Objection handling is fundamentally a pattern-recognition skill. Buyers raise a finite number of core objections — price, timing, competitive alternatives, internal inertia, risk aversion — and the best responses follow repeatable frameworks. This makes it ideal for AI-powered practice: high-volume repetition with immediate feedback, targeting specific objection types until the response becomes instinctive.
Generic objection practice is a waste of time. Your AI training scenarios need to be built around the specific objections your reps actually face, using the language your buyers actually use. Start by cataloging your top 10 objections from call recordings and loss reports. Then create AI scenarios for each one, calibrated to your product, your price point, and your competitive landscape.
The scenario should include context: who the buyer is, what stage the deal is in, what's been discussed previously, and what triggered the objection. A pricing objection from a CFO in final negotiations requires a completely different response than a pricing objection from a mid-level manager in initial discovery.

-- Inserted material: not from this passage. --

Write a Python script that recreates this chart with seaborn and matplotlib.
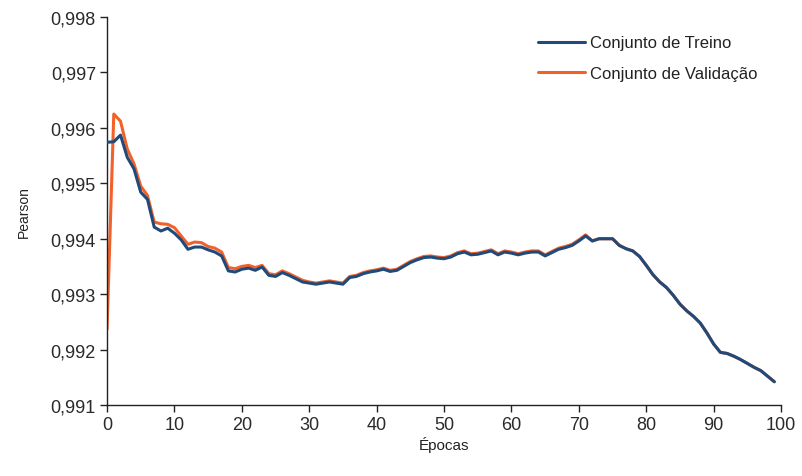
import numpy as np
import pandas as pd
import matplotlib
matplotlib.use("Agg")
import matplotlib.pyplot as plt
import seaborn as sns
from matplotlib.ticker import FuncFormatter
from matplotlib.lines import Line2D

epochs = list(range(100))

train = [
    0.99574, 0.99575, 0.99587, 0.99547, 0.99526, 0.99484, 0.99471, 0.99421, 0.99414, 0.99419,
    0.99410, 0.99398, 0.99381, 0.99385, 0.99385, 0.99380, 0.99376, 0.99369, 0.99342, 0.99340,
    0.99345, 0.99347, 0.99343, 0.99349, 0.99334, 0.99332, 0.99339, 0.99334, 0.99328, 0.99322,
    0.99320, 0.99318, 0.99320, 0.99322, 0.99320, 0.99318, 0.99330, 0.99332, 0.99337, 0.99340,
    0.99342, 0.99345, 0.99341, 0.99343, 0.99350, 0.99357, 0.99362, 0.99366, 0.99367, 0.99365,
    0.99364, 0.99367, 0.99373, 0.99376, 0.99371, 0.99372, 0.99375, 0.99378, 0.99371, 0.99376,
    0.99374, 0.99371, 0.99374, 0.99376, 0.99376, 0.99369, 0.99375, 0.99381, 0.99384, 0.99388,
    0.99396, 0.99405, 0.99396, 0.99400, 0.99400, 0.99400, 0.99388, 0.99382, 0.99378, 0.99368,
    0.99352, 0.99335, 0.99322, 0.99312, 0.99298, 0.99282, 0.99270, 0.99260, 0.99248, 0.99230,
    0.99210, 0.99195, 0.99193, 0.99188, 0.99182, 0.99175, 0.99168, 0.99162, 0.99152, 0.99142,
]

valid = [
    0.99237, 0.99625, 0.99612, 0.99562, 0.99535, 0.99495, 0.99478, 0.99430, 0.99427, 0.99426,
    0.99420, 0.99405, 0.99390, 0.99394, 0.99393, 0.99386, 0.99383, 0.99376, 0.99348, 0.99346,
    0.99350, 0.99352, 0.99348, 0.99352, 0.99337, 0.99335, 0.99342, 0.99337, 0.99331, 0.99325,
    0.99322, 0.99320, 0.99322, 0.99324, 0.99322, 0.99320, 0.99332, 0.99334, 0.99339, 0.99342,
    0.99344, 0.99347, 0.99343, 0.99345, 0.99352, 0.99359, 0.99364, 0.99368, 0.99369, 0.99367,
    0.99366, 0.99369, 0.99375, 0.99378, 0.99373, 0.99374, 0.99377, 0.99380, 0.99373, 0.99378,
    0.99376, 0.99373, 0.99376, 0.99378, 0.99378, 0.99371, 0.99377, 0.99383, 0.99386, 0.99390,
    0.99398, 0.99407, 0.99396, 0.99400, 0.99400, 0.99400, 0.99388, 0.99382, 0.99378, 0.99368,
    0.99352, 0.99335, 0.99322, 0.99312, 0.99298, 0.99282, 0.99270, 0.99260, 0.99248, 0.99230,
    0.99210, 0.99195, 0.99193, 0.99188, 0.99182, 0.99175, 0.99168, 0.99162, 0.99152, 0.99142,
]

series_names = ["Conjunto de Treino", "Conjunto de Validação"]
x_ticks = [0, 10, 20, 30, 40, 50, 60, 70, 80, 90, 100]
y_ticks = [0.991, 0.992, 0.993, 0.994, 0.995, 0.996, 0.997, 0.998]

sns.set_theme(style="white")
plt.rcParams['font.family'] = ['Liberation Sans', 'DejaVu Sans']

fig = plt.figure(figsize=(8.03, 4.77), dpi=100)
ax = fig.add_axes([0.1333, 0.1488, 0.8394, 0.8134])

blue = "#1F4A7A"
orange = "#F2612A"

sns.lineplot(x=epochs, y=valid, ax=ax, color=orange, linewidth=2.2, zorder=2)
sns.lineplot(x=epochs, y=train, ax=ax, color=blue, linewidth=2.2, zorder=3)

ax.set_xlim(0, 100)
ax.set_ylim(0.991, 0.998)
ax.set_xticks(x_ticks)
ax.set_yticks(y_ticks)
ax.yaxis.set_major_formatter(FuncFormatter(lambda v, p: f"{v:.3f}".replace(".", ",")))

for s in ["top", "right"]:
    ax.spines[s].set_visible(False)
for s in ["left", "bottom"]:
    ax.spines[s].set_color("#222222")
    ax.spines[s].set_linewidth(1.0)

ax.tick_params(axis="both", which="major", direction="out", length=5, width=1,
               color="#222222", labelsize=13, labelcolor="#2a2a2a", pad=3,
               bottom=True, left=True)
ax.set_xlabel("Épocas", fontsize=11, color="#222222", labelpad=2)
ax.set_ylabel("Pearson", fontsize=10, color="#222222", labelpad=14)

handles = [Line2D([0], [0], color=blue, linewidth=2.2),
           Line2D([0], [0], color=orange, linewidth=2.2)]
leg = ax.legend(handles, series_names, loc="upper left", bbox_to_anchor=(0.63, 0.97),
                frameon=False, fontsize=12, handlelength=2.8, handletextpad=0.3,
                labelspacing=0.95, borderaxespad=0.0)
for t in leg.get_texts():
    t.set_color("#222222")

fig.savefig("out.png", dpi=100, facecolor="white")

Phase one is recognition — training reps to identify the real objection behind the stated objection. When a buyer says "the price is too high," they might mean "I can't justify this to my boss," "your competitor is cheaper," or "I don't see enough value." AI scenarios should test whether reps ask clarifying questions before jumping to a response.

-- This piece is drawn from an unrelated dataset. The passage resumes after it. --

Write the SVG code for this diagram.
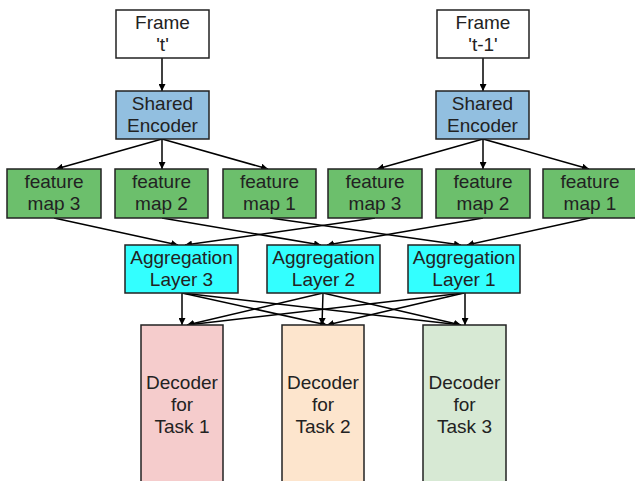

Phase two is response — practicing specific response frameworks for each objection type. The AI evaluates whether the rep acknowledged the concern, asked a follow-up question, and reframed the conversation around value. Good AI trainers provide feedback on tone and approach, not just content.
Phase three is recovery — what happens when the first response doesn't land. The AI pushes back after the rep's initial response, testing whether they can adapt, stay composed, and advance the conversation. This multi-turn practice is where the real skill development happens.
Track two metrics to measure whether AI objection training translates to real-world performance. First, call-level: record the percentage of calls where reps successfully advance the conversation past an objection (the buyer agrees to a next step despite initially resisting). Second, deal-level: track win rates on deals where objection handling was the AI's primary coaching focus for that rep.
The biggest mistake is treating AI objection practice as a one-time onboarding exercise. The best programs build in ongoing practice cadences — 15 minutes of AI objection drills before every weekly team meeting, or a monthly "objection gauntlet" where reps face progressively harder scenarios. Repetition and recency are what turn trained skills into instinctive responses.